What is containerization?

Containerization is a way to package an application together with everything it needs to run-code, libraries, system tools, and settings-into a single, lightweight unit called a container. The container runs on top of the host operating system but is isolated from other containers, so it behaves the same everywhere, whether on a developer’s laptop, a test server, or a cloud platform.

Let's break it down

  • Image: A read‑only template that includes the app and its dependencies. Think of it as a snapshot or a recipe.
  • Container: A running instance of an image.
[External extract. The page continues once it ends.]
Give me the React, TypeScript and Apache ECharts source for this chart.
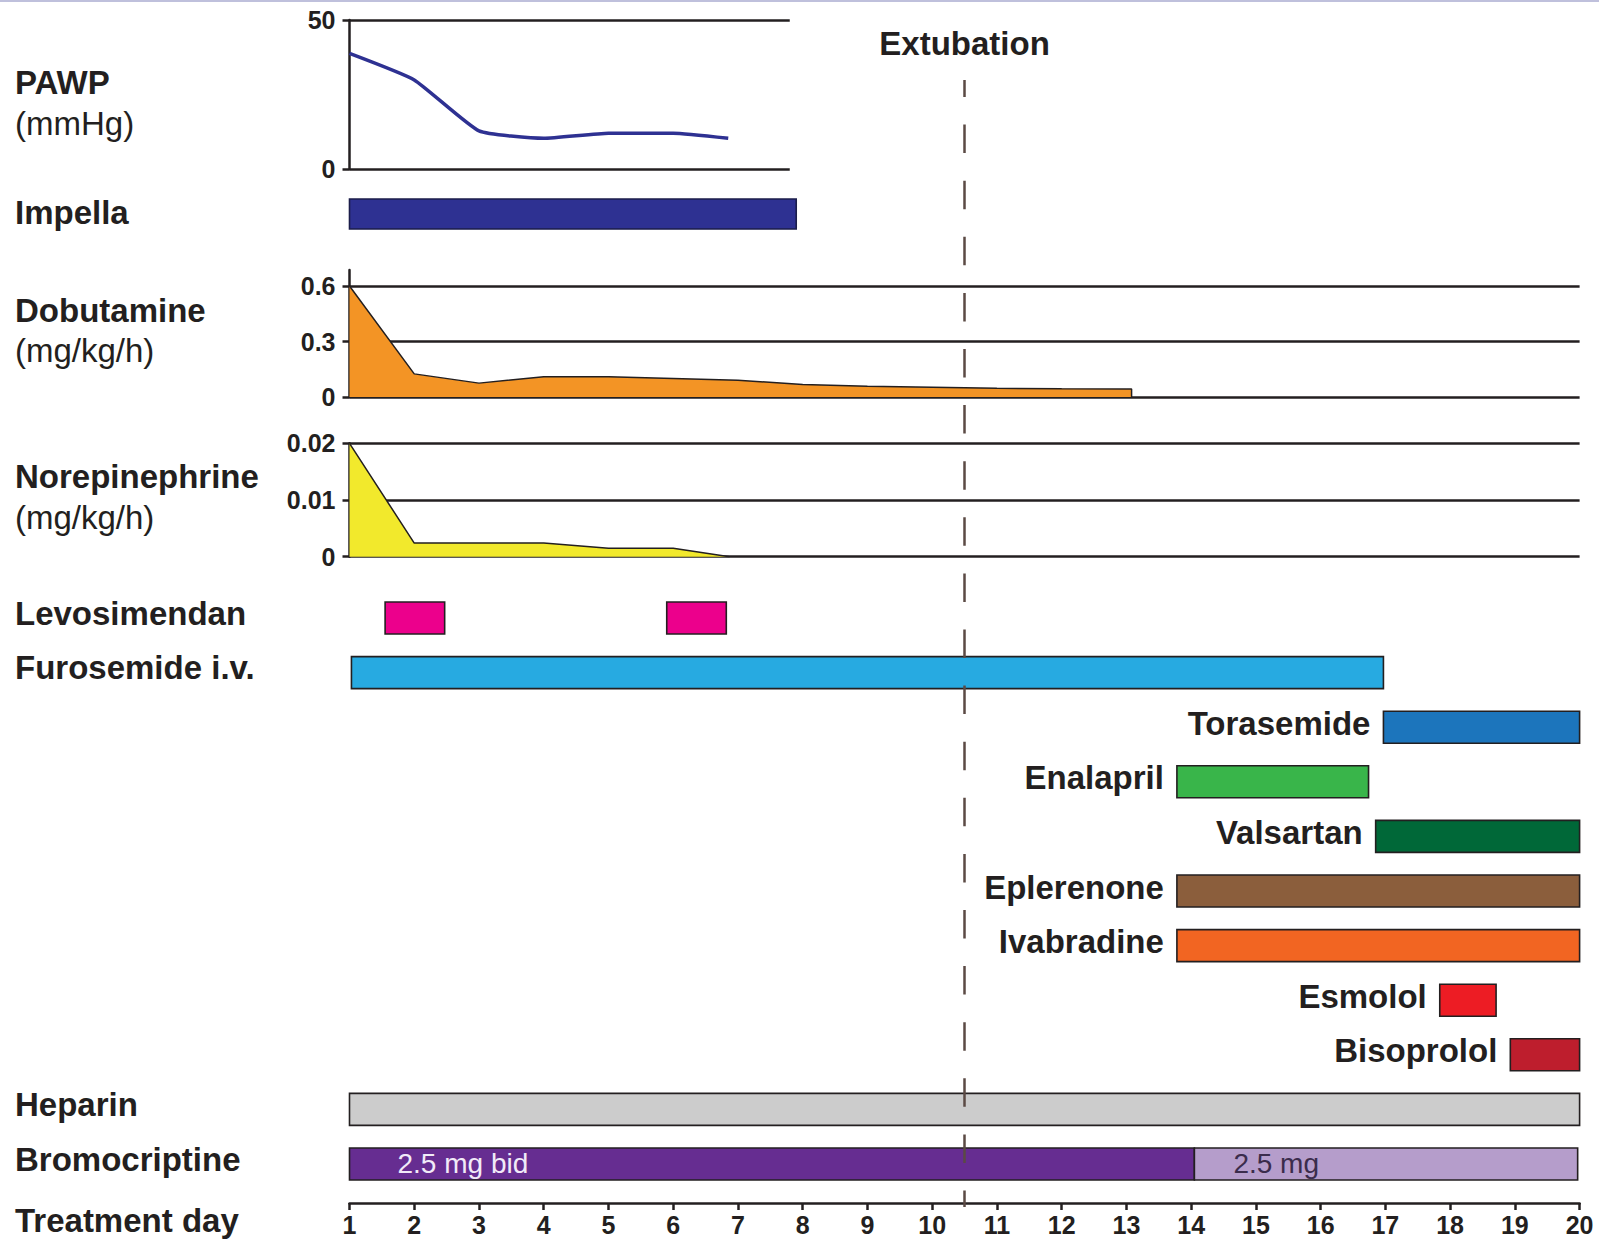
import React, { useEffect, useRef } from "react";
import * as echarts from "echarts";

// ---------------- data ----------------
const PAWP_DAYS = [1, 2, 3, 4, 5, 6, 6.85];
const PAWP_MMHG = [38.8, 29.9, 12.8, 10.3, 12.0, 12.0, 10.3];
const PAWP_TICKS = [0, 50];

const DOBUTAMINE_DAYS = [1, 2, 3, 4, 5, 6, 7, 8, 9, 10, 11, 12, 13, 13.08, 13.08];
const DOBUTAMINE_DOSE = [0.6, 0.125, 0.075, 0.11, 0.11, 0.1, 0.09, 0.068, 0.058, 0.053, 0.047, 0.044, 0.043, 0.043, 0];
const DOBUTAMINE_TICKS = [0, 0.3, 0.6];

const NOREPINEPHRINE_DAYS = [1, 2, 3, 4, 5, 6, 6.87];
const NOREPINEPHRINE_DOSE = [0.02, 0.0024, 0.0024, 0.0024, 0.0015, 0.0015, 0];
const NOREPINEPHRINE_TICKS = [0, 0.01, 0.02];

const IMPELLA_START = 1;
const IMPELLA_END = 7.9;

const ROWS = [
  "Levosimendan",
  "Furosemide i.v.",
  "Torasemide",
  "Enalapril",
  "Valsartan",
  "Eplerenone",
  "Ivabradine",
  "Esmolol",
  "Bisoprolol",
  "Heparin",
  "Bromocriptine",
];
const LEFT_LABELLED_ROWS = ["Levosimendan", "Furosemide i.v.", "Heparin", "Bromocriptine"];

const BAR_ROW = [0, 0, 1, 2, 3, 4, 5, 6, 7, 8, 9, 10, 10];
const BAR_START = [1.55, 5.9, 1.03, 16.97, 13.78, 16.85, 13.78, 13.78, 17.84, 18.93, 1, 1, 14.05];
const BAR_END = [2.47, 6.82, 16.97, 20, 16.74, 20, 20, 20, 18.71, 20, 20, 14.05, 19.97];
const BAR_NOTE = ["", "", "", "", "", "", "", "", "", "", "", "2.5 mg bid", "2.5 mg"];

const EXTUBATION_DAY = 10.5;
const EXTUBATION_LABEL = "Extubation";
const DAY_MIN = 1;
const DAY_MAX = 20;

const LEFT_LABELS = [
  { text: "PAWP", bold: true },
  { text: "(mmHg)", bold: false },
  { text: "Impella", bold: true },
  { text: "Dobutamine", bold: true },
  { text: "(mg/kg/h)", bold: false },
  { text: "Norepinephrine", bold: true },
  { text: "(mg/kg/h)", bold: false },
  { text: "Treatment day", bold: true },
];

// ---------------- styles / layout ----------------
const FONT = '"Liberation Sans", Arial, Helvetica, sans-serif';
const INK = "#231F20";
const LEFT_X = 15;
const LEFT_LABEL_Y = [82, 123, 212, 310, 350, 476, 517, 1220];
const BAR_COLORS = [
  "#EC008C", "#EC008C", "#27AAE1", "#1C75BC", "#39B54A", "#006838",
  "#8B5E3C", "#F26522", "#ED1C24", "#BE1E2D", "#CCCCCC", "#662D91", "#B59DCB",
];
const NOTE_COLORS = ["", "", "", "", "", "", "", "", "", "", "", "#F1EAF8", "#3B2C4C"];
const NOTE_INSET = [0, 0, 0, 0, 0, 0, 0, 0, 0, 0, 0, 48, 39];
const BAR_H = 32;
const X_LEFT = 349.5;
const X_WIDTH = 1230.1;
const PX_PER_DAY = X_WIDTH / (DAY_MAX - DAY_MIN);
const PAWP_X_MAX = 7.8;
const DOB_AXIS_TOP = 0.6865;
const ROW_STEP = 54.6;
const FIRST_ROW_CENTER = 618;

export default function App() {
  const ref = useRef<HTMLDivElement | null>(null);

  useEffect(() => {
    if (!ref.current) return;
    const chart = echarts.init(ref.current, undefined, { renderer: "svg" });

    const ganttData = BAR_ROW.map((r, i) => ({
      value: [r, BAR_START[i], BAR_END[i]],
      itemStyle: { color: BAR_COLORS[i] },
    }));

    const firstBarOfRow: Record<number, number> = {};
    BAR_ROW.forEach((r, i) => {
      if (firstBarOfRow[r] === undefined) firstBarOfRow[r] = i;
    });

    const labelStyle = {
      fill: INK,
      fontSize: 33,
      fontWeight: "bold",
      fontFamily: FONT,
      verticalAlign: "middle",
    };

    const ganttRender = (params: any, api: any) => {
      const i = params.dataIndex;
      const row = api.value(0);
      const s = api.value(1);
      const e = api.value(2);
      const p0 = api.coord([s, row]);
      const p1 = api.coord([e, row]);
      const cy = p0[1];
      const children: any[] = [
        {
          type: "rect",
          shape: { x: p0[0], y: cy - BAR_H / 2, width: p1[0] - p0[0], height: BAR_H },
          style: { fill: api.visual("color"), stroke: INK, lineWidth: 1.6 },
        },
      ];
      const name = ROWS[row];
      if (firstBarOfRow[row] === i) {
        const left = LEFT_LABELLED_ROWS.includes(name);
        children.push({
          type: "text",
          style: {
            ...labelStyle,
            x: left ? LEFT_X : p0[0] - 13,
            y: left ? cy - 5 : cy - 4,
            text: name,
            align: left ? "left" : "right",
          },
        });
      }
      if (BAR_NOTE[i]) {
        children.push({
          type: "text",
          style: {
            x: p0[0] + NOTE_INSET[i],
            y: cy - 1,
            text: BAR_NOTE[i],
            align: "left",
            verticalAlign: "middle",
            fill: NOTE_COLORS[i],
            fontSize: 28,
            fontFamily: FONT,
          },
        });
      }
      return { type: "group", children };
    };

    const impellaRender = (params: any, api: any) => {
      const p0 = api.coord([api.value(1), api.value(0)]);
      const p1 = api.coord([api.value(2), api.value(0)]);
      const h = 30;
      return {
        type: "rect",
        shape: { x: p0[0], y: p0[1] - h / 2, width: p1[0] - p0[0], height: h },
        style: { fill: "#2E3192", stroke: "#1B1D4A", lineWidth: 1.6 },
      };
    };

    const valueYAxis = (gridIndex: number, min: number, max: number, interval: number, ticks: number[]) => ({
      type: "value",
      gridIndex,
      min,
      max,
      interval,
      axisLine: { show: true, lineStyle: { color: INK, width: 2.5 } },
      axisTick: { show: true, length: 7, customValues: ticks, lineStyle: { color: INK, width: 2.5 } },
      axisLabel: {
        customValues: ticks,
        color: INK,
        fontSize: 25,
        fontWeight: "bold",
        fontFamily: FONT,
        margin: 14,
      },
      splitLine: {
        show: true,
        lineStyle: { color: [INK, INK, INK, "rgba(0,0,0,0)"], width: 2.5 },
      },
    });

    const hiddenX = (gridIndex: number, max = DAY_MAX) => ({
      type: "value",
      gridIndex,
      min: DAY_MIN,
      max,
      show: false,
      splitLine: { show: false },
    });

    const ganttTop = FIRST_ROW_CENTER - ROW_STEP / 2;
    const ganttHeight = ROW_STEP * ROWS.length;
    const xAxisLineY = 1203;

    const option: any = {
      animation: false,
      backgroundColor: "#ffffff",
      textStyle: { fontFamily: FONT },
      grid: [
        { left: X_LEFT, width: PX_PER_DAY * (PAWP_X_MAX - DAY_MIN), top: 20, height: 149 },
        { left: X_LEFT, width: X_WIDTH, top: 184, height: 60 },
        { left: X_LEFT, width: X_WIDTH, top: 270, height: 127 },
        { left: X_LEFT, width: X_WIDTH, top: 443.3, height: 113.4 },
        { left: X_LEFT, width: X_WIDTH, top: ganttTop, height: ganttHeight },
        { left: X_LEFT, width: X_WIDTH, top: 80, height: 1127 },
      ],
      xAxis: [
        hiddenX(0, PAWP_X_MAX),
        hiddenX(1),
        hiddenX(2),
        hiddenX(3),
        {
          type: "value",
          gridIndex: 4,
          min: DAY_MIN,
          max: DAY_MAX,
          interval: 1,
          offset: xAxisLineY - (ganttTop + ganttHeight),
          axisLine: { show: true, lineStyle: { color: INK, width: 2.5 } },
          axisTick: { show: true, length: 7, lineStyle: { color: INK, width: 2.5 } },
          axisLabel: { color: INK, fontSize: 25, fontWeight: "bold", fontFamily: FONT, margin: 9 },
          splitLine: { show: false },
        },
        hiddenX(5),
      ],
      yAxis: [
        valueYAxis(0, 0, 50, 50, PAWP_TICKS),
        { type: "category", gridIndex: 1, data: ["Impella"], show: false },
        valueYAxis(2, 0, DOB_AXIS_TOP, 0.3, DOBUTAMINE_TICKS),
        valueYAxis(3, 0, 0.02, 0.01, NOREPINEPHRINE_TICKS),
        { type: "category", gridIndex: 4, data: ROWS, inverse: true, show: false },
        { type: "value", gridIndex: 5, min: 0, max: 1, show: false, splitLine: { show: false } },
      ],
      graphic: [
        { type: "rect", shape: { x: 0, y: 0, width: 1599, height: 2 }, style: { fill: "#BFC0DC" } },
        ...LEFT_LABELS.map((l, i) => ({
          type: "text",
          x: LEFT_X,
          y: LEFT_LABEL_Y[i],
          style: {
            text: l.text,
            fill: INK,
            fontSize: 33,
            fontWeight: l.bold ? "bold" : "normal",
            fontFamily: FONT,
            align: "left",
            verticalAlign: "middle",
          },
        })),
      ],
      series: [
        {
          type: "line",
          xAxisIndex: 0,
          yAxisIndex: 0,
          data: PAWP_DAYS.map((d, i) => [d, PAWP_MMHG[i]]),
          symbol: "none",
          smooth: 0.15,
          lineStyle: { color: "#2E3192", width: 3.5 },
        },
        {
          type: "custom",
          xAxisIndex: 1,
          yAxisIndex: 1,
          renderItem: impellaRender,
          encode: { x: [1, 2], y: 0 },
          data: [[0, IMPELLA_START, IMPELLA_END]],
        },
        {
          type: "line",
          xAxisIndex: 2,
          yAxisIndex: 2,
          data: DOBUTAMINE_DAYS.map((d, i) => [d, DOBUTAMINE_DOSE[i]]),
          symbol: "none",
          lineStyle: { color: INK, width: 1.5 },
          areaStyle: { color: "#F39425", opacity: 1 },
        },
        {
          type: "line",
          xAxisIndex: 3,
          yAxisIndex: 3,
          data: NOREPINEPHRINE_DAYS.map((d, i) => [d, NOREPINEPHRINE_DOSE[i]]),
          symbol: "none",
          lineStyle: { color: INK, width: 1.5 },
          areaStyle: { color: "#F2E92C", opacity: 1 },
        },
        {
          type: "custom",
          xAxisIndex: 4,
          yAxisIndex: 4,
          renderItem: ganttRender,
          encode: { x: [1, 2], y: 0 },
          data: ganttData,
        },
        {
          type: "line",
          xAxisIndex: 5,
          yAxisIndex: 5,
          data: [],
          z: 20,
          markLine: {
            silent: true,
            symbol: ["none", "none"],
            lineStyle: { color: "#5B4A44", width: 2.5, type: [28.5, 27.6], dashOffset: 11.5 },
            label: {
              show: true,
              position: "end",
              formatter: EXTUBATION_LABEL,
              color: INK,
              fontSize: 33,
              fontWeight: "bold",
              fontFamily: FONT,
              distance: 20,
            },
            data: [{ xAxis: EXTUBATION_DAY }],
          },
        },
      ],
    };

    chart.setOption(option);
    return () => chart.dispose();
  }, []);

  return (
    <div
      ref={ref}
      style={{ position: "absolute", left: 0, top: 0, width: 1599, height: 1242, background: "#fff" }}
    />
  );
}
It adds a thin writable layer on top of the image and executes the app.
  • Layers: Images are built in layers; each change (like adding a library) creates a new layer that can be reused by other images.
  • Runtime: Software such as Docker or containerd that starts, stops, and manages containers using OS‑level features like namespaces and cgroups.
  • Isolation: Containers share the host kernel but have separate file systems, network interfaces, and process trees, keeping them independent from each other.

Why does it matter?

  • Consistency: “It works on my machine” disappears because the container carries the exact environment the app needs.
  • Speed: Starting a container takes seconds, much faster than booting a full virtual machine.
  • Efficiency: Containers share the host OS kernel, so they use far fewer resources (CPU, memory, storage) than traditional VMs.
  • Scalability: Because they’re lightweight, you can run many containers on a single server or quickly spin up more in the cloud.

Where is it used?

  • Development: Developers run containers locally to mirror production environments.
  • Testing & CI/CD: Automated pipelines build images, run tests in containers, and deploy the same images to production.
  • Microservices: Each service runs in its own container, making it easy to update or replace individual parts.
  • Cloud & Edge: Public cloud providers (AWS, Azure, GCP) and edge devices use containers to deliver apps quickly and reliably.
  • Data processing: Tools like Spark or Hadoop can be containerized to simplify cluster setup.

Good things about it

  • Portability: Move containers between laptops, on‑prem servers, and any cloud without changes.
  • Rapid deployment: Build once, run anywhere; updates are just new images.
  • Isolation: Problems in one container (crash, security breach) are less likely to affect others.
  • Resource‑light: Lower overhead than full VMs means higher density of workloads per server.
  • Version control: Images can be versioned, stored in registries, and rolled back if needed.

Not-so-good things

  • Security: Sharing the host kernel means a vulnerability in the kernel can affect all containers; extra hardening is required.
  • Learning curve: Concepts like images, layers, registries, and orchestration tools (Kubernetes) can be overwhelming at first.
  • Persistent storage: Managing data that must survive container restarts or moves can be complex.
  • Networking complexity: Setting up inter‑container communication, load balancing, and service discovery adds extra configuration.
  • Not a cure‑all: Some workloads (e.g., high‑performance computing with direct hardware access) may still need bare metal or full VMs.